The first lady reportedly felt slighted because the women at the meeting were not the mothers of the kidnapped girls but were neighbours who had been designated to meet her in Abuja because the mothers could not reach the city in time for the meeting.
Nigeria is one of the world’s largest oil exporters but remains hampered by corruption, poor infrastructure and violence as it struggles with the fourth year of Boko Haram’s insurgency, which has killed thousands of people and displaced millions.
Boko Haram has been designated a terrorist group by the governments of Britain, the United States and Canada. The Canadian government announced last December that it had listed the movement as a terrorist group under the Criminal Code.

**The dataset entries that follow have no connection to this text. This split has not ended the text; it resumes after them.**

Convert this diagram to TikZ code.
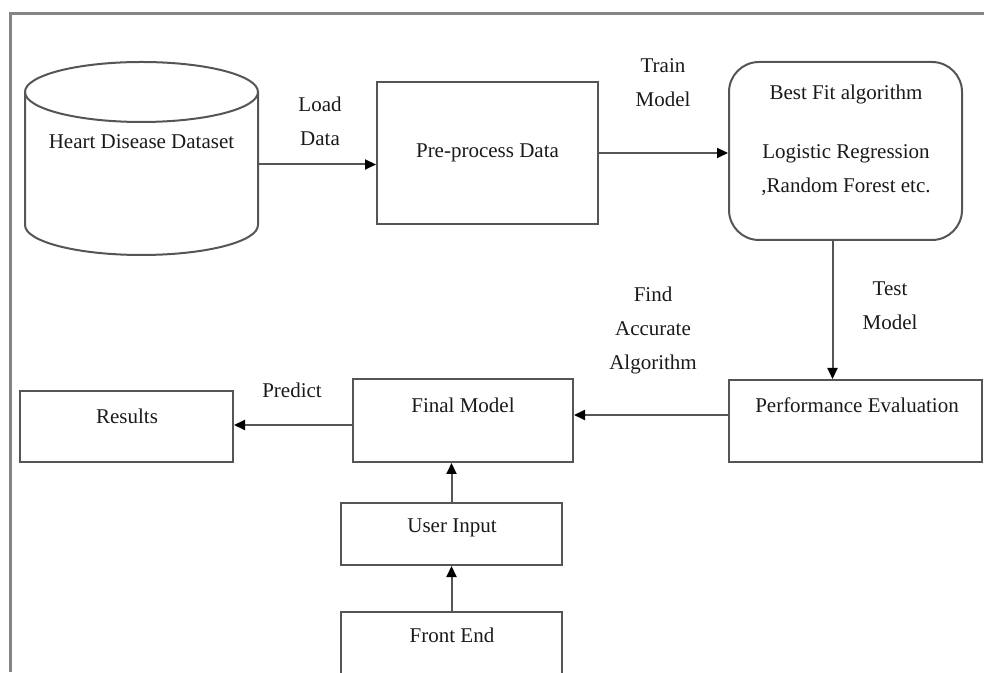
\documentclass[tikz,border=0pt]{standalone}
\usepackage{fontspec}
\setmainfont{Liberation Serif}
\usetikzlibrary{arrows.meta}
\definecolor{linegray}{HTML}{555555}
\definecolor{framegray}{HTML}{858585}
\definecolor{ink}{HTML}{1A1A1A}
\begin{document}
\begin{tikzpicture}[x=1pt,y=1pt,
  box/.style={draw=linegray,line width=2pt,inner sep=0pt,minimum width=#1},
  txt/.style={text=ink,font=\fontsize{21}{34}\selectfont,inner sep=0pt,align=center},
  arr/.style={draw=linegray,line width=2pt,-{Triangle[length=11pt,width=10pt,color=black]}}]
\useasboundingbox (0,0) rectangle (984,672);

% outer frame
\draw[framegray,line width=3pt] (10,0) -- (10,658) -- (984,658);

% dataset cylinder
\draw[linegray,line width=2pt] (141.5,580) ellipse [x radius=116.5,y radius=30];
\draw[linegray,line width=2pt] (25,580) -- (25,447)
  arc[start angle=180,end angle=360,x radius=116.5,y radius=30] -- (258,580);
\node[txt] (dstxt) at (141.5,530) {Heart Disease Dataset};
\coordinate (dsout) at (258,507.5);

% boxes
\node[box=221pt,minimum height=142pt] (pre) at (487.5,519) {};
\node[txt] (pretxt) at (pre) {Pre-process Data};

\node[box=233pt,minimum height=178pt,rounded corners=30pt] (best) at (845.5,521) {};
\node[txt] (besttxt1) at (846,578) {Best Fit algorithm};
\node[txt] (besttxt2) at (846,502) {Logistic Regression\\,Random Forest etc.};

\node[box=253pt,minimum height=82pt] (pe) at (855.5,251) {};
\node[txt] (petxt) at (857,267) {Performance Evaluation};

\node[box=220pt,minimum height=83pt] (fm) at (463,251.5) {};
\node[txt] (fmtxt) at (463,267) {Final Model};

\node[box=213pt,minimum height=71pt] (res) at (126.5,245.5) {};
\node[txt] (restxt) at (127,256) {Results};

\node[box=221pt,minimum height=62pt] (ui) at (451.5,138) {};
\node[txt] (uitxt) at (452,144) {User Input};

\node[box=221pt,minimum height=100pt] (fe) at (451.5,10) {};
\node[txt] (fetxt) at (452,37) {Front End};

% connectors
\draw[arr] (dsout) -- (dsout -| pre.west);
\draw[arr] (pre.east) -- (pre.east -| best.west);
\draw[arr] ([xshift=-13pt]best.south) -- ([xshift=-13pt]best.south |- pe.north);
\draw[arr] ([yshift=6pt]pe.west) -- ([yshift=6pt]pe.west -| fm.east);
\draw[arr] ([yshift=-4.5pt]fm.west) -- ([yshift=-4.5pt]fm.west -| res.east);
\draw[arr] (ui.north) -- (ui.north |- fm.south);
\draw[arr] (fe.north) -- (fe.north |- ui.south);

% connector labels
\node[txt] (lload) at (320,550.5) {Load\\Data};
\node[txt] (ltrain) at (663,589.5) {Train\\Model};
\node[txt] (ltest) at (890,366.5) {Test\\Model};
\node[txt] (lfind) at (653,342) {Find\\Accurate\\Algorithm};
\node[txt] (lpred) at (292,282) {Predict};
\end{tikzpicture}
\end{document}
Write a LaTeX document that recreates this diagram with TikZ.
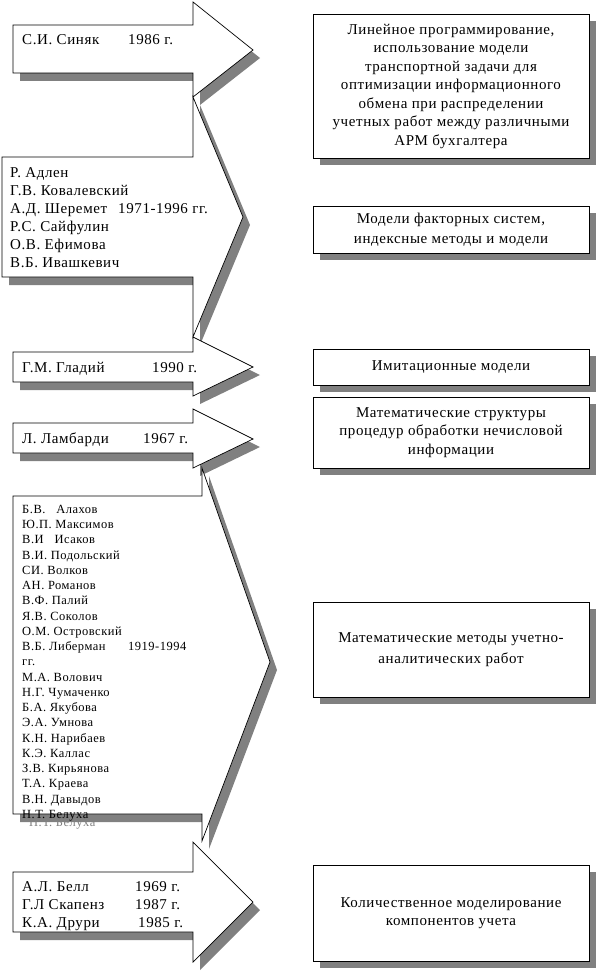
\documentclass[tikz,border=0pt]{standalone}
\usepackage{fontspec}
\setmainfont{Liberation Serif}[LetterSpace=4]
\usetikzlibrary{shadows}
\definecolor{shadowgray}{HTML}{808080}

\begin{document}
\begin{tikzpicture}[x=1pt, y=-1pt,
    arrowbody/.style={draw=black, fill=white, line width=0.7pt, line join=miter,
                      drop shadow={shadow xshift=7pt, shadow yshift=-8pt, fill=shadowgray, opacity=1}},
    topic/.style={draw=black, fill=white, line width=0.7pt, minimum width=276pt,
                  align=center, inner sep=2pt, font=\fontsize{15}{18.5}\selectfont,
                  drop shadow={shadow xshift=7pt, shadow yshift=-7pt, fill=shadowgray, opacity=1}},
    who/.style={anchor=base west, inner sep=0pt, font=\fontsize{15}{18}\selectfont},
    names/.style={anchor=north west, inner sep=0pt, align=left, font=\fontsize{15}{18}\selectfont},
    smallnames/.style={names, font=\fontsize{12.5}{15.25}\selectfont}
  ]
    \useasboundingbox (0,0) rectangle (598,971);

    % Arrow 1: Siniak
    \draw[arrowbody] (13,25) -- (193,25) -- (193,2) -- (253,50) -- (193,97)
      -- (193,73) -- (13,73) -- cycle;
    \node[who] (siniak) at (22,45) {С.И. Синяк};
    \node[who] (siniakyear) at (128,45) {1986 г.};

    % Arrow 2: factor analysis group
    \draw[arrowbody] (2,157) -- (193,157) -- (193,97) -- (243,217) -- (193,337)
      -- (193,277) -- (2,277) -- cycle;
    \node[names] (adlen) at (10,167.2) {Р. Адлен\\
      Г.В. Ковалевский\\
      \makebox[108pt][l]{А.Д. Шеремет}1971-1996 гг.\\
      Р.С. Сайфулин\\
      О.В. Ефимова\\
      В.Б. Ивашкевич};

    % Arrow 3: Gladiy
    \draw[arrowbody] (13,352) -- (193,352) -- (193,337) -- (253,367) -- (193,396)
      -- (193,382) -- (13,382) -- cycle;
    \node[who] (gladiy) at (22,372) {Г.М. Гладий};
    \node[who] (gladiyyear) at (152,372) {1990 г.};

    % Arrow 4: Lambardi
    \draw[arrowbody] (13,423) -- (193,423) -- (193,409) -- (253,439) -- (193,468)
      -- (193,453) -- (13,453) -- cycle;
    \node[who] (lambardi) at (22,443) {Л. Ламбарди};
    \node[who] (lambardiyear) at (143,443) {1967 г.};

    % Arrow 5: long list
    \draw[arrowbody] (13,496) -- (202,496) -- (202,468) -- (270,662) -- (202,841)
      -- (202,814) -- (13,814) -- cycle;
    \node[who, font=\fontsize{12.5}{15.25}\selectfont, text=shadowgray] (ghost) at (29,826) {Н.Т. Белуха};
    \node[smallnames] (alakhov) at (22,504.8) {Б.В.\ \ \ Алахов\\
      Ю.П. Максимов\\
      В.И\ \ \ Исаков\\
      В.И. Подольский\\
      СИ. Волков\\
      АН. Романов\\
      В.Ф. Палий\\
      Я.В. Соколов\\
      О.М. Островский\\
      \makebox[106pt][l]{В.Б. Либерман}1919-1994\\
      гг.\\
      М.А. Волович\\
      Н.Г. Чумаченко\\
      Б.А. Якубова\\
      Э.А. Умнова\\
      К.Н. Нарибаев\\
      К.Э. Каллас\\
      З.В. Кирьянова\\
      Т.А. Краева\\
      В.Н. Давыдов\\
      Н.Т. Белуха};

    % Arrow 6: Bell, Skapenz, Drury
    \draw[arrowbody] (13,872) -- (193,872) -- (193,842) -- (253,902) -- (193,962)
      -- (193,932) -- (13,932) -- cycle;
    \node[names] (bell) at (22,881.2) {\makebox[113pt][l]{А.Л. Белл}1969 г.\\
      \makebox[113pt][l]{Г.Л Скапенз}1987 г.\\
      \makebox[116pt][l]{К.А. Друри}1985 г.};

    % Right column: methods
    \node[topic, minimum height=144pt] (linprog) at (451,86) {Линейное программирование,\\
      использование модели\\
      транспортной задачи для\\
      оптимизации информационного\\
      обмена при распределении\\
      учетных работ между различными\\
      АРМ бухгалтера};
    \node[topic, minimum height=47pt] (factor) at (451,229.5) {Модели факторных систем,\\[2pt]
      индексные методы и модели};
    \node[topic, minimum height=36pt] (imitation) at (451,367) {Имитационные модели};
    \node[topic, minimum height=71pt] (structures) at (451,432.5) {Математические структуры\\
      процедур обработки нечисловой\\
      информации};
    \node[topic, minimum height=95pt] (mathmeth) at (451,649.5) {Математические методы учетно-\\[2pt]
      аналитических работ};
    \node[topic, minimum height=96pt] (quantity) at (451,913) {Количественное моделирование\\
      компонентов учета};
  \end{tikzpicture}
\end{document}
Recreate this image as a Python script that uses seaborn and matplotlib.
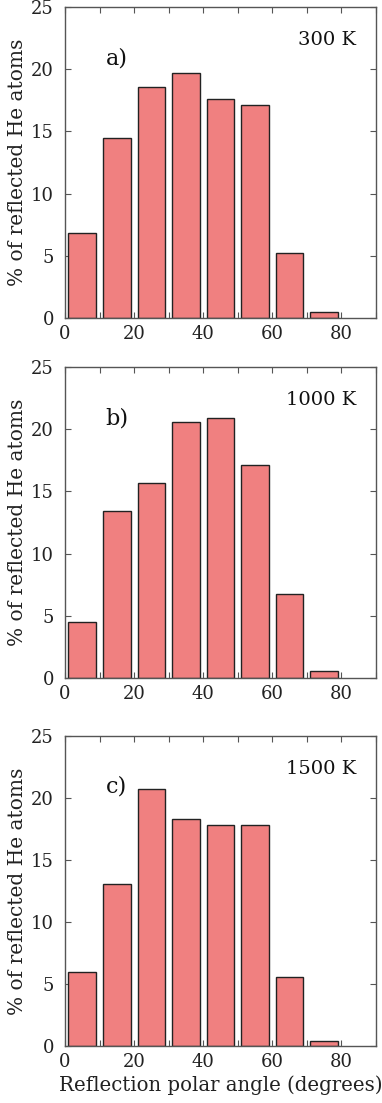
import matplotlib
matplotlib.use("Agg")
import matplotlib.pyplot as plt
import seaborn as sns
import pandas as pd

angles = [5, 15, 25, 35, 45, 55, 65, 75]
pct_300K = [6.8, 14.5, 18.6, 19.7, 17.6, 17.1, 5.25, 0.48]
pct_1000K = [4.5, 13.4, 15.7, 20.6, 20.9, 17.1, 6.75, 0.56]
pct_1500K = [6.0, 13.1, 20.7, 18.3, 17.8, 17.8, 5.6, 0.38]
panel_labels = ["a)", "b)", "c)"]
temp_labels = ["300 K", "1000 K", "1500 K"]
series = [pct_300K, pct_1000K, pct_1500K]

sns.set_theme(style="ticks")
plt.rcParams['font.family'] = ['DejaVu Serif']
plt.rcParams['xtick.direction'] = 'in'
plt.rcParams['ytick.direction'] = 'in'

W, H = 382, 1103
fig = plt.figure(figsize=(W / 100, H / 100), dpi=100)

tops = [7, 367, 736]
bottoms = [318, 678, 1046]
left, right = 65, 376

for i in range(3):
    ax = fig.add_axes([left / W, 1 - bottoms[i] / H, (right - left) / W, (bottoms[i] - tops[i]) / H])
    df = pd.DataFrame({"angle": angles, "pct": series[i]})
    sns.barplot(data=df, x="angle", y="pct", native_scale=True, width=0.8,
                color="#F08080", saturation=1, edgecolor="#222222", linewidth=1.0, ax=ax)
    ax.set_xlim(0, 90)
    ax.set_ylim(0, 25)
    ax.set_xticks([0, 20, 40, 60, 80])
    ax.set_xticks(range(0, 91, 10), minor=True)
    ax.set_yticks([0, 5, 10, 15, 20, 25])
    ax.tick_params(which='both', top=True, right=True, direction='in', length=4, width=0.8,
                   color="#555555", labelsize=13, labelcolor="#222222")
    ax.tick_params(axis='y', pad=8)
    ax.tick_params(axis='x', pad=5)
    for s in ax.spines.values():
        s.set_color("#555555")
        s.set_linewidth(1.0)
    ax.set_ylabel("% of reflected He atoms", fontsize=14.5, color="#222222", labelpad=3)
    if i == 2:
        ax.set_xlabel("Reflection polar angle (degrees)", fontsize=14.2, color="#222222", labelpad=3)
    else:
        ax.set_xlabel("")
    ax.text(0.13, 0.836, panel_labels[i], transform=ax.transAxes, fontsize=16,
            va='center', ha='left', color="#111111")
    ax.text(0.935, 0.894, temp_labels[i], transform=ax.transAxes, fontsize=14,
            va='center', ha='right', color="#111111")

fig.savefig("out.png", dpi=100)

“Boko Haram is a Salafist jihadist group operating in northern Nigeria whose ultimate objective is to overthrow the Nigerian government and implement sharia law,” Public Safety Minister Steven Blaney said at the time. “The group desires a political system in Nigeria modelled after how the Taliban ruled in Afghanistan.”
Both Boko Haram and government forces have been accused of committing horrific abuses. The brutal retaliatory killings by the Nigerian security forces – which are believed to have inflicted as many deaths on unarmed civilians as the Boko Haram attacks – have fuelled the conflict further.
Boko Haram was founded in 2002 by charismatic cleric Muhammad Yusuf, who was killed by Nigerian security forces during a crackdown near the group’s main headquarters in Maiduguri in Borno state. One of Muhammad Yusuf’s deputies, Mr. Shekau, took over and realigned Boko Haram as a jihadist group.
Mr. Shekau is a shadowy and violent figure who has been described as “part intellectual, part gangster.” The U.S. government has offered a $7-million reward for information about his location. His age is unknown, and he hasn’t been seen in public since 2009. Video clips of his sporadic statements are released by Boko Haram’s “public enlightenment department.”
Researchers say Mr. Shekau gained power in Boko Haram with violent methods. He reportedly ordered the killing of moderate rivals who favoured dialogue with the Nigerian government. When he was injured in fighting with the Nigerian military in 2012, he fled to northern Mali, where he helped Boko Haram forge stronger links with Islamist radicals who were affiliated with al-Qaeda. These days he often slips across the border to seek refuge in Cameroon or Chad or to trade for weapons.
He remains one of the most aggressive of Boko Haram’s commanders. After a deadly attack by Boko Haram that killed more than 180 people in January of 2012, the group released a video clip in which Mr. Shekau said: “I enjoy killing anyone that God commands me to kill – the way I enjoy killing chickens and sheep.”